- [To be done]:
Copy each line of the data below exactly, leaving out pictures.

** Start of Data shown **

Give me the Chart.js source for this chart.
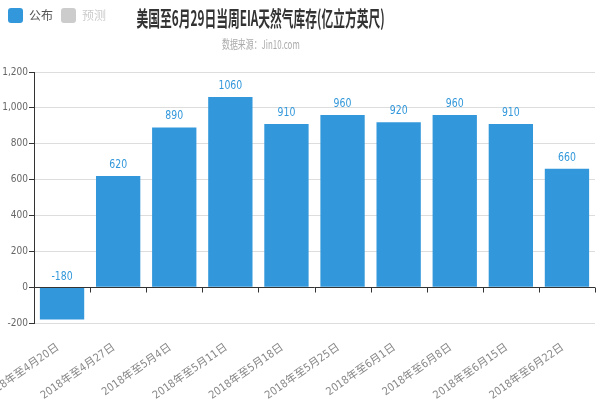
<!DOCTYPE html>
<html>
<head>
<meta charset="utf-8">
<script src="https://cdn.jsdelivr.net/npm/chart.js@4/dist/chart.umd.min.js"></script>
<style>
  html, body { margin: 0; padding: 0; background: #fff; }
  #wrap { position: relative; width: 600px; height: 400px; }
  #title { position: absolute; left: 0; width: 522px; top: 3px; text-align: center;
           font-family: "Noto Sans CJK SC", sans-serif; font-weight: bold; font-size: 21px;
           color: #333; line-height: 28px; white-space: nowrap; }
  #title span { display: inline-block; transform: scaleX(0.56); transform-origin: center; }
  #sub span { display: inline-block; transform: scaleX(0.66); transform-origin: center; }
  #sub { position: absolute; left: 0; width: 522px; top: 36px; text-align: center;
         font-family: "Noto Sans CJK SC", sans-serif; font-size: 12px; color: #aaa;
         line-height: 16px; white-space: nowrap; }
</style>
</head>
<body>
<div id="wrap">
  <canvas id="c" width="600" height="400"></canvas>
  <div id="title"><span>美国至6月29日当周EIA天然气库存(亿立方英尺)</span></div>
  <div id="sub"><span>数据来源：Jin10.com</span></div>
</div>
<script>
const categories = ["2018年至4月20日","2018年至4月27日","2018年至5月4日","2018年至5月11日","2018年至5月18日","2018年至5月25日","2018年至6月1日","2018年至6月8日","2018年至6月15日","2018年至6月22日"];
const publishedValues = [-180, 620, 890, 1060, 910, 960, 920, 960, 910, 660];
const forecastValues = [];
const seriesNames = ["公布", "预测"];
const yMin = -200, yMax = 1200, yStep = 200;

const BLUE = '#3398DB';
const NARROW = '"Liberation Sans Narrow", "DejaVu Sans Condensed", "Noto Sans CJK SC", sans-serif';

const valueLabels = {
  id: 'valueLabels',
  afterDatasetsDraw(chart) {
    const ctx = chart.ctx;
    const meta = chart.getDatasetMeta(0);
    const sx = 0.8;
    meta.data.forEach((bar, i) => {
      const top = Math.min(bar.y, bar.base);
      ctx.save();
      ctx.translate(bar.x, top - 5);
      ctx.scale(sx, 1);
      ctx.fillStyle = BLUE;
      ctx.font = '13px ' + NARROW;
      ctx.textAlign = 'center';
      ctx.textBaseline = 'bottom';
      ctx.fillText(String(publishedValues[i]), 0, 0);
      ctx.restore();
    });
  }
};

const zeroAxis = {
  id: 'zeroAxis',
  afterDatasetsDraw(chart) {
    const ctx = chart.ctx;
    const y0 = chart.scales.y.getPixelForValue(0);
    const area = chart.chartArea;
    const n = categories.length;
    const w = (area.right - area.left) / n;
    ctx.save();
    ctx.strokeStyle = '#333';
    ctx.lineWidth = 1;
    ctx.beginPath();
    ctx.moveTo(area.left, Math.round(y0) + 0.5);
    ctx.lineTo(area.right, Math.round(y0) + 0.5);
    for (let i = 1; i <= n; i++) {
      const x = Math.round(area.left + i * w) + 0.5;
      ctx.moveTo(x, Math.round(y0) + 0.5);
      ctx.lineTo(x, Math.round(y0) + 5.5);
    }
    ctx.stroke();
    ctx.restore();
  }
};

new Chart(document.getElementById('c'), {
  type: 'bar',
  data: {
    labels: categories,
    datasets: [
      { label: seriesNames[0], data: publishedValues, backgroundColor: BLUE, borderWidth: 0,
        barPercentage: 0.79, categoryPercentage: 1.0, grouped: false },
      { label: seriesNames[1], data: forecastValues, backgroundColor: '#ccc', borderWidth: 0,
        barPercentage: 0.79, categoryPercentage: 1.0, grouped: false }
    ]
  },
  options: {
    responsive: false,
    animation: false,
    layout: { padding: { left: 0, right: 5, top: 0, bottom: 0 } },
    plugins: {
      legend: {
        position: 'top',
        align: 'start',
        labels: {
          boxWidth: 15, boxHeight: 15, padding: 8,
          font: { size: 12, family: '"Noto Sans CJK SC", sans-serif' },
          generateLabels(chart) {
            return chart.data.datasets.map((ds, i) => ({
              text: ds.label,
              fillStyle: i === 0 ? BLUE : '#ccc',
              strokeStyle: i === 0 ? BLUE : '#ccc',
              lineWidth: 0,
              fontColor: i === 0 ? '#555' : '#ccc',
              hidden: false,
              borderRadius: 3,
              datasetIndex: i
            }));
          }
        },
        onClick() {}
      },
      tooltip: { enabled: false }
    },
    scales: {
      top: {
        type: 'category', position: 'top', labels: categories,
        grid: { display: false }, border: { display: false },
        ticks: { display: false },
        afterFit(s) { s.height = 39; s.paddingLeft = 0; s.paddingRight = 0; }
      },
      x: {
        type: 'category',
        position: 'bottom',
        grid: { display: false, offset: true },
        border: { display: false },
        ticks: {
          color: '#888', maxRotation: 35, minRotation: 35, autoSkip: false, padding: 10,
          labelOffset: -4,
          font: { size: 11, family: NARROW }
        },
        afterFit(s) { s.height = 77; s.paddingLeft = 0; s.paddingRight = 0; }
      },
      y: {
        min: yMin, max: yMax,
        grid: { color: '#ddd', tickColor: '#333', tickLength: 5 },
        border: { display: true, color: '#333' },
        ticks: {
          stepSize: yStep, color: '#666', padding: 1,
          font: { size: 10, family: NARROW },
          callback: v => v.toLocaleString('en-US')
        },
        afterFit(s) { s.width = 34; s.paddingTop = 0; s.paddingBottom = 0; }
      }
    }
  },
  plugins: [valueLabels, zeroAxis]
});
</script>
</body>
</html>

** End of Data shown **

- [Task result]:
Give me the Chart.js source for this chart.
<!DOCTYPE html>
<html>
<head>
<meta charset="utf-8">
<script src="https://cdn.jsdelivr.net/npm/chart.js@4/dist/chart.umd.min.js"></script>
<style>
  html, body { margin: 0; padding: 0; background: #fff; }
  #wrap { position: relative; width: 600px; height: 400px; }
  #title { position: absolute; left: 0; width: 522px; top: 3px; text-align: center;
           font-family: "Noto Sans CJK SC", sans-serif; font-weight: bold; font-size: 21px;
           color: #333; line-height: 28px; white-space: nowrap; }
  #title span { display: inline-block; transform: scaleX(0.56); transform-origin: center; }
  #sub span { display: inline-block; transform: scaleX(0.66); transform-origin: center; }
  #sub { position: absolute; left: 0; width: 522px; top: 36px; text-align: center;
         font-family: "Noto Sans CJK SC", sans-serif; font-size: 12px; color: #aaa;
         line-height: 16px; white-space: nowrap; }
</style>
</head>
<body>
<div id="wrap">
  <canvas id="c" width="600" height="400"></canvas>
  <div id="title"><span>美国至6月29日当周EIA天然气库存(亿立方英尺)</span></div>
  <div id="sub"><span>数据来源：Jin10.com</span></div>
</div>
<script>
const categories = ["2018年至4月20日","2018年至4月27日","2018年至5月4日","2018年至5月11日","2018年至5月18日","2018年至5月25日","2018年至6月1日","2018年至6月8日","2018年至6月15日","2018年至6月22日"];
const publishedValues = [-180, 620, 890, 1060, 910, 960, 920, 960, 910, 660];
const forecastValues = [];
const seriesNames = ["公布", "预测"];
const yMin = -200, yMax = 1200, yStep = 200;

const BLUE = '#3398DB';
const NARROW = '"Liberation Sans Narrow", "DejaVu Sans Condensed", "Noto Sans CJK SC", sans-serif';

const valueLabels = {
  id: 'valueLabels',
  afterDatasetsDraw(chart) {
    const ctx = chart.ctx;
    const meta = chart.getDatasetMeta(0);
    const sx = 0.8;
    meta.data.forEach((bar, i) => {
      const top = Math.min(bar.y, bar.base);
      ctx.save();
      ctx.translate(bar.x, top - 5);
      ctx.scale(sx, 1);
      ctx.fillStyle = BLUE;
      ctx.font = '13px ' + NARROW;
      ctx.textAlign = 'center';
      ctx.textBaseline = 'bottom';
      ctx.fillText(String(publishedValues[i]), 0, 0);
      ctx.restore();
    });
  }
};

const zeroAxis = {
  id: 'zeroAxis',
  afterDatasetsDraw(chart) {
    const ctx = chart.ctx;
    const y0 = chart.scales.y.getPixelForValue(0);
    const area = chart.chartArea;
    const n = categories.length;
    const w = (area.right - area.left) / n;
    ctx.save();
    ctx.strokeStyle = '#333';
    ctx.lineWidth = 1;
    ctx.beginPath();
    ctx.moveTo(area.left, Math.round(y0) + 0.5);
    ctx.lineTo(area.right, Math.round(y0) + 0.5);
    for (let i = 1; i <= n; i++) {
      const x = Math.round(area.left + i * w) + 0.5;
      ctx.moveTo(x, Math.round(y0) + 0.5);
      ctx.lineTo(x, Math.round(y0) + 5.5);
    }
    ctx.stroke();
    ctx.restore();
  }
};

new Chart(document.getElementById('c'), {
  type: 'bar',
  data: {
    labels: categories,
    datasets: [
      { label: seriesNames[0], data: publishedValues, backgroundColor: BLUE, borderWidth: 0,
        barPercentage: 0.79, categoryPercentage: 1.0, grouped: false },
      { label: seriesNames[1], data: forecastValues, backgroundColor: '#ccc', borderWidth: 0,
        barPercentage: 0.79, categoryPercentage: 1.0, grouped: false }
    ]
  },
  options: {
    responsive: false,
    animation: false,
    layout: { padding: { left: 0, right: 5, top: 0, bottom: 0 } },
    plugins: {
      legend: {
        position: 'top',
        align: 'start',
        labels: {
          boxWidth: 15, boxHeight: 15, padding: 8,
          font: { size: 12, family: '"Noto Sans CJK SC", sans-serif' },
          generateLabels(chart) {
            return chart.data.datasets.map((ds, i) => ({
              text: ds.label,
              fillStyle: i === 0 ? BLUE : '#ccc',
              strokeStyle: i === 0 ? BLUE : '#ccc',
              lineWidth: 0,
              fontColor: i === 0 ? '#555' : '#ccc',
              hidden: false,
              borderRadius: 3,
              datasetIndex: i
            }));
          }
        },
        onClick() {}
      },
      tooltip: { enabled: false }
    },
    scales: {
      top: {
        type: 'category', position: 'top', labels: categories,
        grid: { display: false }, border: { display: false },
        ticks: { display: false },
        afterFit(s) { s.height = 39; s.paddingLeft = 0; s.paddingRight = 0; }
      },
      x: {
        type: 'category',
        position: 'bottom',
        grid: { display: false, offset: true },
        border: { display: false },
        ticks: {
          color: '#888', maxRotation: 35, minRotation: 35, autoSkip: false, padding: 10,
          labelOffset: -4,
          font: { size: 11, family: NARROW }
        },
        afterFit(s) { s.height = 77; s.paddingLeft = 0; s.paddingRight = 0; }
      },
      y: {
        min: yMin, max: yMax,
        grid: { color: '#ddd', tickColor: '#333', tickLength: 5 },
        border: { display: true, color: '#333' },
        ticks: {
          stepSize: yStep, color: '#666', padding: 1,
          font: { size: 10, family: NARROW },
          callback: v => v.toLocaleString('en-US')
        },
        afterFit(s) { s.width = 34; s.paddingTop = 0; s.paddingBottom = 0; }
      }
    }
  },
  plugins: [valueLabels, zeroAxis]
});
</script>
</body>
</html>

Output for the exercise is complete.